Q: Why are ceramic nozzles superior to stainless steel nozzles for industrial spray applications?

Ceramic nozzles have significantly higher hardness than stainless steel, providing superior wear resistance against the abrasive action of pigment particles and metallic fillers in industrial coatings. As stainless steel nozzles wear, the orifice geometry changes, shifting the atomization pattern and droplet size distribution away from design specification and progressively degrading coating quality. Ceramic nozzles maintain their original geometry — and therefore their original atomization performance — for substantially longer service lives, reducing replacement frequency, maintaining coating quality consistency, and lowering the total cost of nozzle maintenance over the equipment's operating life.

Q: What environmental certifications does the equipment comply with?

The equipment's exhaust gas adsorption component is designed to comply with EU REACH (Registration, Evaluation, Authorisation and Restriction of Chemicals) and US EPA (Environmental Protection Agency) environmental certification standards for VOC emissions from industrial coating operations. Certification certificates and documentation can be provided to support customer compliance reporting, supply chain audits, and export market qualification requirements.

Q: How does the closed-loop pressure regulation system improve coating consistency?

The closed-loop pressure regulation system continuously monitors atomization pressure and adjusts the pressure regulating valve to maintain the set pressure regardless of supply pressure fluctuations, temperature changes affecting coating viscosity, or partial clogging of filters in the supply circuit. Without closed-loop control, open-loop systems allow pressure to drift as these variables change — producing corresponding drift in atomization quality, droplet size, and film thickness that accumulates into measurable coating quality variation across a production shift. Closed-loop control eliminates this variation source, maintaining consistent atomization and film thickness from the first workpiece to the last.

Q: Can the equipment handle both solvent-based and waterborne coating materials?

Yes. The equipment's intelligent atomization parameter control — including adjustable particle size from 5 to 20μm, closed-loop pressure regulation, and material-specific program selection — provides the fine-grained application parameter adjustment needed to optimize performance with both solvent-based and waterborne coating formulations. The ceramic nozzle material is chemically compatible with the aqueous carriers of waterborne coatings, and the precision control capability supports the tighter application parameter management that waterborne formulations require compared to conventional solvent-based materials.

Q: What does modular assembly mean for maintenance downtime reduction?

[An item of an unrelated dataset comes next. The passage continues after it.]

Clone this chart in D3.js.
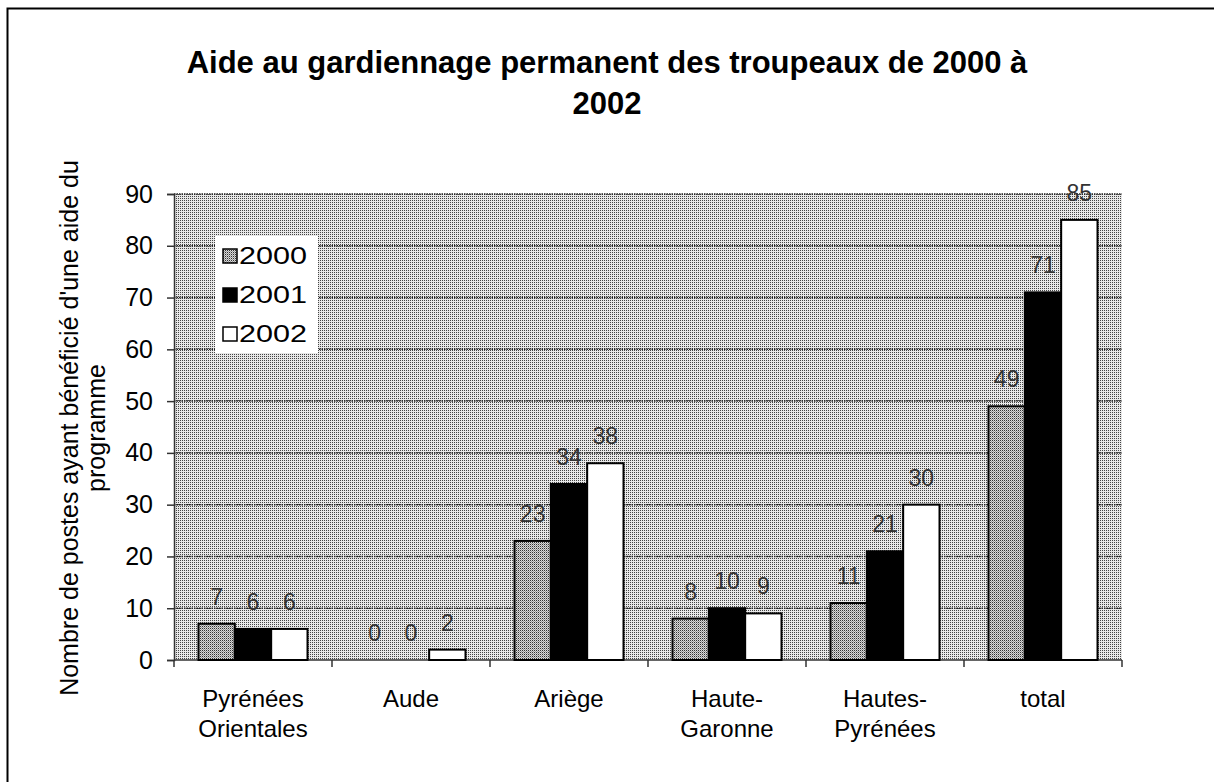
<!DOCTYPE html>
<html>
<head>
<meta charset="utf-8">
<script src="https://cdn.jsdelivr.net/npm/d3@7"></script>
<style>
  body { margin: 0; background: #fff; }
  svg { display: block; font-family: "Liberation Sans", Arial, sans-serif; }
</style>
</head>
<body>
<div id="chart"></div>
<script>
// data
var regions = ["Pyrénées Orientales", "Aude", "Ariège", "Haute-Garonne", "Hautes-Pyrénées", "total"];
var years = ["2000", "2001", "2002"];
var v2000 = [7, 0, 23, 8, 11, 49];
var v2001 = [6, 0, 34, 10, 21, 71];
var v2002 = [6, 2, 38, 9, 30, 85];
var yTicks = [0, 10, 20, 30, 40, 50, 60, 70, 80, 90];
var labelLines = [["Pyrénées", "Orientales"], ["Aude"], ["Ariège"], ["Haute-", "Garonne"], ["Hautes-", "Pyrénées"], ["total"]];

var W = 1214, H = 782;
var plot = {left: 174, right: 1122, top: 194, bottom: 660};

var svg = d3.select("#chart").append("svg")
  .attr("width", W).attr("height", H);

// halftone-ish fills
var defs = svg.append("defs");
var bgPat = defs.append("pattern").attr("id", "bgdots")
  .attr("width", 2).attr("height", 2).attr("patternUnits", "userSpaceOnUse");
bgPat.append("rect").attr("width", 2).attr("height", 2).attr("fill", "#e8e8e8");
bgPat.append("rect").attr("width", 1).attr("height", 1).attr("fill", "#444");

var barPat = defs.append("pattern").attr("id", "bardots")
  .attr("width", 2).attr("height", 2).attr("patternUnits", "userSpaceOnUse");
barPat.append("rect").attr("width", 2).attr("height", 2).attr("fill", "#d8d8d8");
barPat.append("rect").attr("width", 1).attr("height", 1).attr("fill", "#333");
barPat.append("rect").attr("x", 1).attr("y", 1).attr("width", 1).attr("height", 1).attr("fill", "#999");

var fills = {"2000": "url(#bardots)", "2001": "#000", "2002": "#fff"};

// outer frame (only top/left visible in the crop)
svg.append("rect")
  .attr("x", 7.5).attr("y", 8.5).attr("width", W + 20).attr("height", H + 20)
  .attr("fill", "none").attr("stroke", "#000").attr("stroke-width", 2);

// title
svg.append("text").attr("x", 607).attr("y", 73).attr("text-anchor", "middle")
  .attr("font-size", 31).attr("font-weight", "bold")
  .text("Aide au gardiennage permanent des troupeaux de 2000 à");
svg.append("text").attr("x", 607).attr("y", 114).attr("text-anchor", "middle")
  .attr("font-size", 31).attr("font-weight", "bold")
  .text("2002");

var x = d3.scaleBand().domain(regions).range([plot.left, plot.right]).paddingInner(0).paddingOuter(0);
var xs = d3.scaleBand().domain(years).range([0, 109]);
var y = d3.scaleLinear().domain([0, 90]).range([plot.bottom, plot.top]);

// plot area
svg.append("rect")
  .attr("x", plot.left).attr("y", plot.top)
  .attr("width", plot.right - plot.left).attr("height", plot.bottom - plot.top)
  .attr("fill", "url(#bgdots)");

// gridlines
svg.append("g").selectAll("line").data(yTicks.filter(function(d) { return d > 0; }))
  .enter().append("line")
  .attr("x1", plot.left).attr("x2", plot.right)
  .attr("y1", function(d) { return y(d); }).attr("y2", function(d) { return y(d); })
  .attr("stroke", "#222").attr("stroke-width", 1.5).attr("stroke-dasharray", "1.5,1");

// y axis
var yAxis = svg.append("g")
  .attr("transform", "translate(" + plot.left + ",0)")
  .call(d3.axisLeft(y).tickValues(yTicks).tickSize(7).tickPadding(14));
yAxis.select(".domain").attr("stroke", "#333").attr("stroke-width", 1.5);
yAxis.selectAll(".tick line").attr("stroke", "#333").attr("stroke-width", 1.5);
yAxis.selectAll(".tick text").attr("font-size", 25).attr("fill", "#000")
  .attr("font-family", "Liberation Sans, Arial, sans-serif");

// x axis line and boundary ticks
svg.append("line")
  .attr("x1", plot.left).attr("x2", plot.right)
  .attr("y1", plot.bottom).attr("y2", plot.bottom)
  .attr("stroke", "#333").attr("stroke-width", 1.5);
svg.append("g").selectAll("line").data(regions.concat(["end"]))
  .enter().append("line")
  .attr("x1", function(d, i) { return plot.left + i * x.bandwidth(); })
  .attr("x2", function(d, i) { return plot.left + i * x.bandwidth(); })
  .attr("y1", plot.bottom).attr("y2", plot.bottom + 7)
  .attr("stroke", "#333").attr("stroke-width", 1.5);

// category labels
var xl = svg.append("g").selectAll("text").data(regions)
  .enter().append("text")
  .attr("x", function(d) { return x(d) + x.bandwidth() / 2; })
  .attr("y", 707)
  .attr("text-anchor", "middle")
  .attr("font-size", 24);
xl.each(function(d, i) {
  var t = d3.select(this);
  labelLines[i].forEach(function(line, k) {
    t.append("tspan").attr("x", x(d) + x.bandwidth() / 2).attr("dy", k === 0 ? 0 : 30).text(line);
  });
});

// bars
var series = [v2000, v2001, v2002];
var rows = [];
regions.forEach(function(r, i) {
  years.forEach(function(yr, j) {
    rows.push({region: r, year: yr, value: series[j][i]});
  });
});

var groups = svg.append("g");
groups.selectAll("rect").data(rows.filter(function(d) { return d.value > 0; }))
  .enter().append("rect")
  .attr("x", function(d) { return x(d.region) + (x.bandwidth() - 109) / 2 + xs(d.year); })
  .attr("y", function(d) { return y(d.value); })
  .attr("width", xs.bandwidth())
  .attr("height", function(d) { return plot.bottom - y(d.value); })
  .attr("fill", function(d) { return fills[d.year]; })
  .attr("stroke", "#000").attr("stroke-width", 2);

// value labels
groups.selectAll("text").data(rows)
  .enter().append("text")
  .attr("x", function(d) { return x(d.region) + (x.bandwidth() - 109) / 2 + xs(d.year) + xs.bandwidth() / 2; })
  .attr("y", function(d) { return y(d.value) - 19; })
  .attr("text-anchor", "middle")
  .attr("font-size", 23)
  .attr("fill", "#333")
  .text(function(d) { return d.value; });

// y axis title
var yt = svg.append("text")
  .attr("transform", "translate(78,428) rotate(-90)")
  .attr("text-anchor", "middle")
  .attr("font-size", 25);
yt.append("tspan").attr("x", 0).attr("dy", 0).text("Nombre de postes ayant bénéficié d'une aide du");
yt.append("tspan").attr("x", 0).attr("dy", 27).text("programme");

// legend
var lg = svg.append("g").attr("transform", "translate(215,236)");
lg.append("rect").attr("width", 103).attr("height", 117).attr("fill", "#fff");
var items = lg.selectAll("g").data(years).enter().append("g")
  .attr("transform", function(d, i) { return "translate(8," + (20 + i * 39) + ")"; });
items.append("rect")
  .attr("x", 0).attr("y", -7).attr("width", 14).attr("height", 14)
  .attr("fill", function(d) { return fills[d]; })
  .attr("stroke", "#000").attr("stroke-width", 1.5);
items.append("text")
  .attr("x", 16).attr("y", 8).attr("font-size", 23)
  .attr("textLength", 68).attr("lengthAdjust", "spacingAndGlyphs")
  .text(function(d) { return d; });
</script>
</body>
</html>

Modular assembly means that the pressure regulating valve, nozzle assembly, and control system are designed as discrete, quickly interchangeable modules rather than integrated assemblies requiring in-place disassembly and service. When a module requires maintenance, it is removed as a unit and replaced with a pre-serviced spare, restoring the equipment to operational status in minutes. The removed module is then serviced offline without interrupting production. This approach reduces maintenance-related downtime from hours — typical for conventional non-modular spray equipment requiring in-place nozzle cleaning or valve service — to the minutes required for module swap operations.